Reproduce every line of the listing as written, apart from the pictures.

Material »
—————

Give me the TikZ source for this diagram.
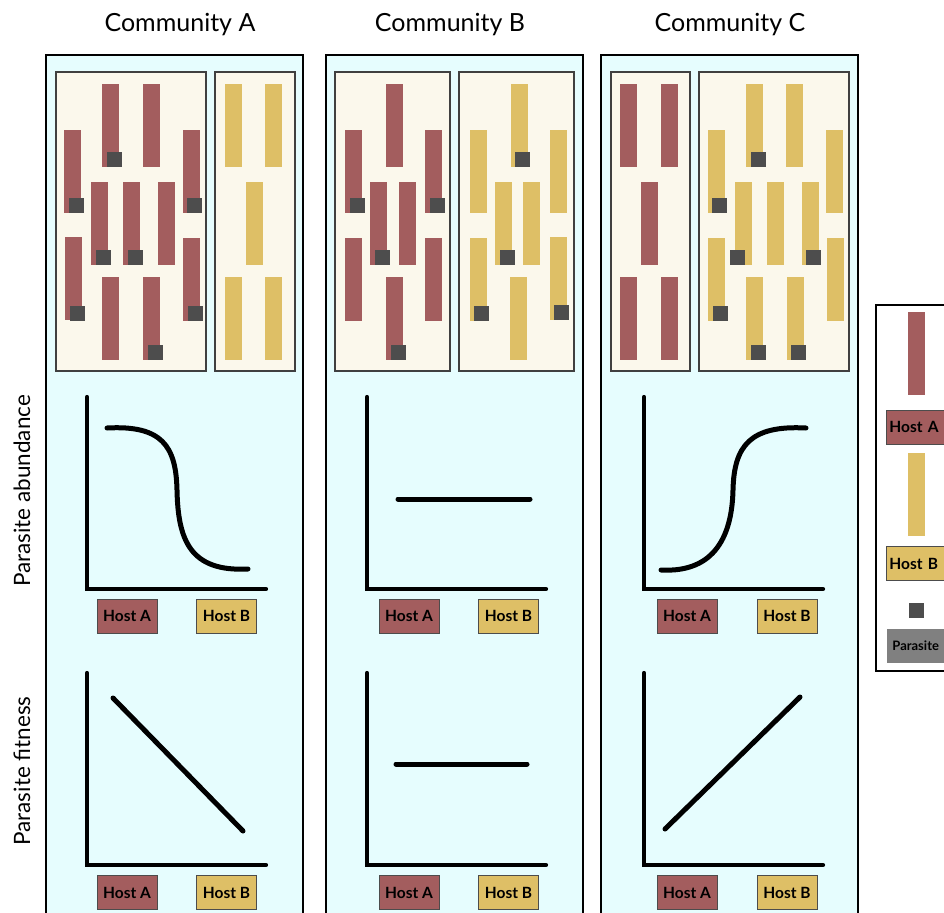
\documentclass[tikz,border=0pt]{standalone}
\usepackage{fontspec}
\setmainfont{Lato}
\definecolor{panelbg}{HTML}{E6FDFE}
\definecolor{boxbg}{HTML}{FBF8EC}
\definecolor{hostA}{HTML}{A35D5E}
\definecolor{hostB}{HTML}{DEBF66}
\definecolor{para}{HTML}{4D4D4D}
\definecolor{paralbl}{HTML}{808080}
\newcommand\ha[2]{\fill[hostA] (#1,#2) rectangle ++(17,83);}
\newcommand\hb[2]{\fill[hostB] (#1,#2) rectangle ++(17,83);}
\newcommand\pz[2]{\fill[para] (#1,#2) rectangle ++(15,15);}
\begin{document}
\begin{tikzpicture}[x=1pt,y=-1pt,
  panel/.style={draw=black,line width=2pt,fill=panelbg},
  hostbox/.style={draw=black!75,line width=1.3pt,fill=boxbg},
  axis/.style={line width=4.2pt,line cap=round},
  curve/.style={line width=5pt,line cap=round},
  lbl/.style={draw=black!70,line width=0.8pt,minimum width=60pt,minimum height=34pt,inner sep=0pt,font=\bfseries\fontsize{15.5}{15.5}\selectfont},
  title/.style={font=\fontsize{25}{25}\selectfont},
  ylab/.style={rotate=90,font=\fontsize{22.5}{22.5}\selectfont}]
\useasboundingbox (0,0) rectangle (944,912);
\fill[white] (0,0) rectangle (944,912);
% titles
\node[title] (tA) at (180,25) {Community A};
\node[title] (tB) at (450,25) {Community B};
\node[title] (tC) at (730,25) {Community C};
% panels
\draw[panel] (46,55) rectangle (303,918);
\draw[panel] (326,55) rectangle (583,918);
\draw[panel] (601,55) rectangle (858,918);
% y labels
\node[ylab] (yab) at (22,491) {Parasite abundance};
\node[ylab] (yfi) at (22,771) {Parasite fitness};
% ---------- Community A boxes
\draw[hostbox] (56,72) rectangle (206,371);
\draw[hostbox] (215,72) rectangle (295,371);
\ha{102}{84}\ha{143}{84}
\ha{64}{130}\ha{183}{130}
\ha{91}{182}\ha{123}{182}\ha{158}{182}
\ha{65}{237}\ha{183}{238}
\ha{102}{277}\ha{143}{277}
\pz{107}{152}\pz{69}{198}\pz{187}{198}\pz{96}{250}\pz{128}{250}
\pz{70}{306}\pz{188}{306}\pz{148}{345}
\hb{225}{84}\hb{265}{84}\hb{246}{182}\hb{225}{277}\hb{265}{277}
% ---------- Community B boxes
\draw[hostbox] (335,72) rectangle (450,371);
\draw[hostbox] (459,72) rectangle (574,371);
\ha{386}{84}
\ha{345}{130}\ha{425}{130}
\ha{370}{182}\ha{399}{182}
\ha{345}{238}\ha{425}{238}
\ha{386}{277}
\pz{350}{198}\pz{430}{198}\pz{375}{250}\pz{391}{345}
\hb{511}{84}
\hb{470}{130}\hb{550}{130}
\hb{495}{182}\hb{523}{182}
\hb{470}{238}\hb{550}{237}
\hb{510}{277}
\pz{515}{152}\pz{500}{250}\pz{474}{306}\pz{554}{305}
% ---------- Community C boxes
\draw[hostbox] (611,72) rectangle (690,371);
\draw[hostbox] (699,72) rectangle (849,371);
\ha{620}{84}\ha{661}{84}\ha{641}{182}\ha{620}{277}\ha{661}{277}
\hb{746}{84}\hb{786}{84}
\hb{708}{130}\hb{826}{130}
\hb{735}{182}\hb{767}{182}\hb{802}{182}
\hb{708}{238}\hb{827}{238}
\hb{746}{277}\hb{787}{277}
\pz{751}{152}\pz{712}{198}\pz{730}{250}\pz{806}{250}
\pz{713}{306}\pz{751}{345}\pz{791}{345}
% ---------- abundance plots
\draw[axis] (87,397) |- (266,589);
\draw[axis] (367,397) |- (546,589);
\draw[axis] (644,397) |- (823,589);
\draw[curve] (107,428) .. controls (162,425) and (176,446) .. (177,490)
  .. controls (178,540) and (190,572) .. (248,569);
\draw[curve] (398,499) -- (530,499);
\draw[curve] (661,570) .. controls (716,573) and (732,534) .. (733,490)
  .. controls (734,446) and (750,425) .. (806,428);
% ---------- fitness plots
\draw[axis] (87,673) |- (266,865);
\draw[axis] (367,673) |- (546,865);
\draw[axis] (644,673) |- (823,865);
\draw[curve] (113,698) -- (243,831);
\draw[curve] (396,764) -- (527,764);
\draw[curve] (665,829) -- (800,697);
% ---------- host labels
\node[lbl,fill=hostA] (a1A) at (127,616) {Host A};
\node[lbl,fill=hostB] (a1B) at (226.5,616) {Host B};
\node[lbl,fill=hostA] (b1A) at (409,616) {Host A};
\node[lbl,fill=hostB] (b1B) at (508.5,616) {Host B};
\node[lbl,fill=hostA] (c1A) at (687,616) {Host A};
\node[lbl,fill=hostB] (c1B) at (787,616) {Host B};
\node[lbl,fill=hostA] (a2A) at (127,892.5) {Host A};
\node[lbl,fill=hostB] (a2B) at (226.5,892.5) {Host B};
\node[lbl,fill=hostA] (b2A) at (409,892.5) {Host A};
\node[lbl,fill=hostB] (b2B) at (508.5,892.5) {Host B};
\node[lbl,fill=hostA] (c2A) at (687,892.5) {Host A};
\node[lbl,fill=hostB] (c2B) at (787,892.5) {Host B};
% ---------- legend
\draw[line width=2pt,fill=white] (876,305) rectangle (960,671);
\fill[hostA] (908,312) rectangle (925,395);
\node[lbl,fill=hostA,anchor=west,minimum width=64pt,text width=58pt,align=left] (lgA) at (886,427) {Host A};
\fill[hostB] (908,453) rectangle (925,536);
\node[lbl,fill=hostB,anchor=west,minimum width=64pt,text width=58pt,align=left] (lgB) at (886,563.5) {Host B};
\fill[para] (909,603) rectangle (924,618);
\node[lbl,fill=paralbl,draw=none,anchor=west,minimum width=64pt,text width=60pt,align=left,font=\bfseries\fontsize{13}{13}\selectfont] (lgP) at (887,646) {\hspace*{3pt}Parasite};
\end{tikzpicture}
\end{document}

—————

Finished answer »
Give me the TikZ source for this diagram.
\documentclass[tikz,border=0pt]{standalone}
\usepackage{fontspec}
\setmainfont{Lato}
\definecolor{panelbg}{HTML}{E6FDFE}
\definecolor{boxbg}{HTML}{FBF8EC}
\definecolor{hostA}{HTML}{A35D5E}
\definecolor{hostB}{HTML}{DEBF66}
\definecolor{para}{HTML}{4D4D4D}
\definecolor{paralbl}{HTML}{808080}
\newcommand\ha[2]{\fill[hostA] (#1,#2) rectangle ++(17,83);}
\newcommand\hb[2]{\fill[hostB] (#1,#2) rectangle ++(17,83);}
\newcommand\pz[2]{\fill[para] (#1,#2) rectangle ++(15,15);}
\begin{document}
\begin{tikzpicture}[x=1pt,y=-1pt,
  panel/.style={draw=black,line width=2pt,fill=panelbg},
  hostbox/.style={draw=black!75,line width=1.3pt,fill=boxbg},
  axis/.style={line width=4.2pt,line cap=round},
  curve/.style={line width=5pt,line cap=round},
  lbl/.style={draw=black!70,line width=0.8pt,minimum width=60pt,minimum height=34pt,inner sep=0pt,font=\bfseries\fontsize{15.5}{15.5}\selectfont},
  title/.style={font=\fontsize{25}{25}\selectfont},
  ylab/.style={rotate=90,font=\fontsize{22.5}{22.5}\selectfont}]
\useasboundingbox (0,0) rectangle (944,912);
\fill[white] (0,0) rectangle (944,912);
% titles
\node[title] (tA) at (180,25) {Community A};
\node[title] (tB) at (450,25) {Community B};
\node[title] (tC) at (730,25) {Community C};
% panels
\draw[panel] (46,55) rectangle (303,918);
\draw[panel] (326,55) rectangle (583,918);
\draw[panel] (601,55) rectangle (858,918);
% y labels
\node[ylab] (yab) at (22,491) {Parasite abundance};
\node[ylab] (yfi) at (22,771) {Parasite fitness};
% ---------- Community A boxes
\draw[hostbox] (56,72) rectangle (206,371);
\draw[hostbox] (215,72) rectangle (295,371);
\ha{102}{84}\ha{143}{84}
\ha{64}{130}\ha{183}{130}
\ha{91}{182}\ha{123}{182}\ha{158}{182}
\ha{65}{237}\ha{183}{238}
\ha{102}{277}\ha{143}{277}
\pz{107}{152}\pz{69}{198}\pz{187}{198}\pz{96}{250}\pz{128}{250}
\pz{70}{306}\pz{188}{306}\pz{148}{345}
\hb{225}{84}\hb{265}{84}\hb{246}{182}\hb{225}{277}\hb{265}{277}
% ---------- Community B boxes
\draw[hostbox] (335,72) rectangle (450,371);
\draw[hostbox] (459,72) rectangle (574,371);
\ha{386}{84}
\ha{345}{130}\ha{425}{130}
\ha{370}{182}\ha{399}{182}
\ha{345}{238}\ha{425}{238}
\ha{386}{277}
\pz{350}{198}\pz{430}{198}\pz{375}{250}\pz{391}{345}
\hb{511}{84}
\hb{470}{130}\hb{550}{130}
\hb{495}{182}\hb{523}{182}
\hb{470}{238}\hb{550}{237}
\hb{510}{277}
\pz{515}{152}\pz{500}{250}\pz{474}{306}\pz{554}{305}
% ---------- Community C boxes
\draw[hostbox] (611,72) rectangle (690,371);
\draw[hostbox] (699,72) rectangle (849,371);
\ha{620}{84}\ha{661}{84}\ha{641}{182}\ha{620}{277}\ha{661}{277}
\hb{746}{84}\hb{786}{84}
\hb{708}{130}\hb{826}{130}
\hb{735}{182}\hb{767}{182}\hb{802}{182}
\hb{708}{238}\hb{827}{238}
\hb{746}{277}\hb{787}{277}
\pz{751}{152}\pz{712}{198}\pz{730}{250}\pz{806}{250}
\pz{713}{306}\pz{751}{345}\pz{791}{345}
% ---------- abundance plots
\draw[axis] (87,397) |- (266,589);
\draw[axis] (367,397) |- (546,589);
\draw[axis] (644,397) |- (823,589);
\draw[curve] (107,428) .. controls (162,425) and (176,446) .. (177,490)
  .. controls (178,540) and (190,572) .. (248,569);
\draw[curve] (398,499) -- (530,499);
\draw[curve] (661,570) .. controls (716,573) and (732,534) .. (733,490)
  .. controls (734,446) and (750,425) .. (806,428);
% ---------- fitness plots
\draw[axis] (87,673) |- (266,865);
\draw[axis] (367,673) |- (546,865);
\draw[axis] (644,673) |- (823,865);
\draw[curve] (113,698) -- (243,831);
\draw[curve] (396,764) -- (527,764);
\draw[curve] (665,829) -- (800,697);
% ---------- host labels
\node[lbl,fill=hostA] (a1A) at (127,616) {Host A};
\node[lbl,fill=hostB] (a1B) at (226.5,616) {Host B};
\node[lbl,fill=hostA] (b1A) at (409,616) {Host A};
\node[lbl,fill=hostB] (b1B) at (508.5,616) {Host B};
\node[lbl,fill=hostA] (c1A) at (687,616) {Host A};
\node[lbl,fill=hostB] (c1B) at (787,616) {Host B};
\node[lbl,fill=hostA] (a2A) at (127,892.5) {Host A};
\node[lbl,fill=hostB] (a2B) at (226.5,892.5) {Host B};
\node[lbl,fill=hostA] (b2A) at (409,892.5) {Host A};
\node[lbl,fill=hostB] (b2B) at (508.5,892.5) {Host B};
\node[lbl,fill=hostA] (c2A) at (687,892.5) {Host A};
\node[lbl,fill=hostB] (c2B) at (787,892.5) {Host B};
% ---------- legend
\draw[line width=2pt,fill=white] (876,305) rectangle (960,671);
\fill[hostA] (908,312) rectangle (925,395);
\node[lbl,fill=hostA,anchor=west,minimum width=64pt,text width=58pt,align=left] (lgA) at (886,427) {Host A};
\fill[hostB] (908,453) rectangle (925,536);
\node[lbl,fill=hostB,anchor=west,minimum width=64pt,text width=58pt,align=left] (lgB) at (886,563.5) {Host B};
\fill[para] (909,603) rectangle (924,618);
\node[lbl,fill=paralbl,draw=none,anchor=west,minimum width=64pt,text width=60pt,align=left,font=\bfseries\fontsize{13}{13}\selectfont] (lgP) at (887,646) {\hspace*{3pt}Parasite};
\end{tikzpicture}
\end{document}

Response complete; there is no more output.